Soon, I'll fly to the US on a business trip, so I checked into my flight with Lufthansa earlier today. As most airlines nowadays, they let you choose where you'd like to sit, which looks something like this:
Sadly, this is hardly accessible for people with "disabilities": Not only is it a Flash application (which is a pretty bad idea accessibility-wise anyway), but also for people with red-green colorblindness (like myself), it is extremely hard to distinguish occupied seats from empty ones, as they only differ in color, and do not have any additional distinguishing features.
When you look at other airlines' seat selectors, you'll notice that Lufthansa has, in comparison, made a particularly bad choice. Northwest Airlines' seat selector, for instance, looks like this:
The difference is obvious: When a seat is occupied, instead of bothering only with a different color, NWA just puts a little person into the spot.

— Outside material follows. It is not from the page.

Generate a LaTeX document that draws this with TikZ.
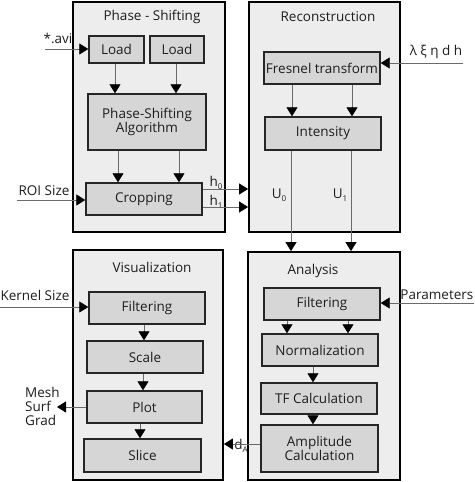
\documentclass[tikz,border=0pt]{standalone}
\usepackage{fontspec}
\setmainfont{Open Sans}
\usetikzlibrary{arrows.meta}
\definecolor{panelfill}{HTML}{EDEDED}
\definecolor{boxfill}{HTML}{D6D6D6}
\definecolor{linegray}{HTML}{6A6A6A}
\definecolor{txt}{HTML}{1E1E1E}
\newcommand\mysub[1]{\raisebox{-2.5pt}{\fontsize{8}{8}\selectfont #1}}
\begin{document}
\begin{tikzpicture}[x=1pt,y=-1pt,
  font=\fontsize{13.5}{15}\selectfont, text=txt,
  panel/.style={draw=black, line width=1.8pt, fill=panelfill, inner sep=0pt},
  blk/.style={draw=black!85, line width=1.4pt, fill=boxfill, inner sep=0pt, align=center},
  lbl/.style={inner sep=0pt},
  conn/.style={draw=linegray, line width=0.8pt, -{Triangle[length=9pt,width=11pt,color=black]}}]
\useasboundingbox[fill=white] (0,0) rectangle (474,482);
% panels
\node[panel, minimum width=152pt, minimum height=230pt] (pps) at (149,117) {};
\node[panel, minimum width=151pt, minimum height=230pt] (prc) at (324.5,117) {};
\node[panel, minimum width=150pt, minimum height=230pt] (pvi) at (148,365) {};
\node[panel, minimum width=152pt, minimum height=228pt] (pan) at (324,366) {};
% titles
\node[lbl] (tps) at (152,17) {Phase - Shifting};
\node[lbl] (trc) at (328,17) {Reconstruction};
\node[lbl] (tvi) at (152,267) {Visualization};
\node[lbl] (tan) at (313,271) {Analysis};
% phase-shifting boxes
\node[blk, minimum width=55pt, minimum height=27pt] (load1) at (116.5,49.5) {Load};
\node[blk, minimum width=54pt, minimum height=27pt] (load2) at (177,49.5) {Load};
\node[blk, minimum width=118pt, minimum height=56pt] (psa) at (147,122) {Phase-Shifting\\[-1pt]Algorithm};
\node[blk, minimum width=116pt, minimum height=32pt] (crop) at (144,199) {Cropping};
% reconstruction boxes
\node[blk, minimum width=116pt, minimum height=32pt] (fres) at (322,68) {Fresnel transform};
\node[blk, minimum width=116pt, minimum height=33pt] (inten) at (323,133.5) {Intensity};
% visualization boxes
\node[blk, minimum width=116pt, minimum height=32pt] (vfilt) at (147,308) {Filtering};
\node[blk, minimum width=116pt, minimum height=32pt] (scale) at (145,357) {Scale};
\node[blk, minimum width=115pt, minimum height=32pt] (plot) at (144.5,407) {Plot};
\node[blk, minimum width=117pt, minimum height=33pt] (slice) at (142.5,455.5) {Slice};
% analysis boxes
\node[blk, minimum width=116pt, minimum height=32pt] (afilt) at (322,304) {Filtering};
\node[blk, minimum width=116pt, minimum height=32pt] (norm) at (320,350) {Normalization};
\node[blk, minimum width=116pt, minimum height=31pt] (tf) at (319,398.5) {TF Calculation};
\node[blk, minimum width=117pt, minimum height=47pt] (amp) at (319.5,448.5) {Amplitude\\[-1pt]Calculation};
% free ends
\coordinate (aviin) at (45,49);
\coordinate (roiin) at (17,200);
\coordinate (lamin) at (463,63);
\coordinate (parin) at (474,303);
\coordinate (kerin) at (0,307);
\coordinate (meshout) at (57,407);
% outer labels
\node[lbl] (lavi) at (58,38) {*.avi};
\node[lbl] (lroi) at (44,191) {ROI Size};
\node[lbl] (lh0) at (216,183) {h\mysub{0}};
\node[lbl] (lh1) at (216,202) {h\mysub{1}};
\node[lbl] (llam) at (436,52) {λ ξ η d h};
\node[lbl] (lu0) at (279,195) {U\mysub{0}};
\node[lbl] (lu1) at (340,195) {U\mysub{1}};
\node[lbl, anchor=east] (lpar) at (473.5,295) {Parameters};
\node[lbl] (lker) at (35,295) {Kernel Size};
\node[lbl, align=left, anchor=west] (lmesh) at (25,406) {Mesh\\[-1pt]Surf\\[-1pt]Grad};
\node[lbl] (lda) at (241,446) {d\mysub{A}};
% connectors: phase-shifting
\draw[conn] (aviin) -- (load1.west |- aviin);
\draw[conn] ([xshift=-1.5pt]load1.south) -- ([xshift=-1.5pt]load1.south |- psa.north);
\draw[conn] ([xshift=-1pt]load2.south) -- ([xshift=-1pt]load2.south |- psa.north);
\draw[conn] ([xshift=-29pt]psa.south) -- ([xshift=-29pt]psa.south |- crop.north);
\draw[conn] ([xshift=32pt]psa.south) -- ([xshift=32pt]psa.south |- crop.north);
\draw[conn] (roiin) -- (crop.west |- roiin);
\draw[conn] ([yshift=-8pt]crop.east) -- ([yshift=-8pt]crop.east -| prc.west);
\draw[conn] ([yshift=10pt]crop.east) -- ([yshift=10pt]crop.east -| prc.west);
% reconstruction
\draw[conn] (lamin) -- (fres.east |- lamin);
\draw[conn] ([xshift=-30pt]fres.south) -- ([xshift=-30pt]fres.south |- inten.north);
\draw[conn] ([xshift=30pt]fres.south) -- ([xshift=30pt]fres.south |- inten.north);
\draw[conn] ([xshift=-32pt]inten.south) -- ([xshift=-32pt]inten.south |- pan.north);
\draw[conn] ([xshift=28pt]inten.south) -- ([xshift=28pt]inten.south |- pan.north);
% analysis
\draw[conn] (parin) -- (afilt.east |- parin);
\draw[conn] ([xshift=-35pt]afilt.south) -- ([xshift=-35pt]afilt.south |- norm.north);
\draw[conn] ([xshift=26pt]afilt.south) -- ([xshift=26pt]afilt.south |- norm.north);
\draw[conn] ([xshift=-7pt]norm.south) -- ([xshift=-7pt]norm.south |- tf.north);
\draw[conn] ([xshift=-6pt]tf.south) -- ([xshift=-6pt]tf.south |- amp.north);
\draw[conn] ([yshift=4.5pt]amp.west) -- ([yshift=4.5pt]amp.west -| pvi.east);
% visualization
\draw[conn] (kerin) -- (vfilt.west |- kerin);
\draw[conn] ([xshift=-3pt]vfilt.south) -- ([xshift=-3pt]vfilt.south |- scale.north);
\draw[conn] ([xshift=-2pt]scale.south) -- ([xshift=-2pt]scale.south |- plot.north);
\draw[conn] ([xshift=-4.5pt]plot.south) -- ([xshift=-4.5pt]plot.south |- slice.north);
\draw[conn] (plot.west) -- (meshout);
\end{tikzpicture}
\end{document}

In addition, other meaningful symbols are employed to display other options, such as accessible seating (wheelchair symbol) or seats that can be purchased for an additional fee (the dollar sign).
What's so bad about Lufthansa's design choice is that the most central difference in this UI is no different at all when you find yourself among the approx. 6 % of males with deuteranomaly.
What does this mean for developers? It may sound trivial, but: Make similar things similar, and different things different. If you have a very limited set of UI elements for the task at hand, make them sufficiently different for the user to distinguish without guesswork -- this won't only help the "challenged" users, but all of them will need less time and thinking, and thus have a better user experience. There's more to UI design than color, as Alex Faaborg outlined in this an older blog article about quantitative design.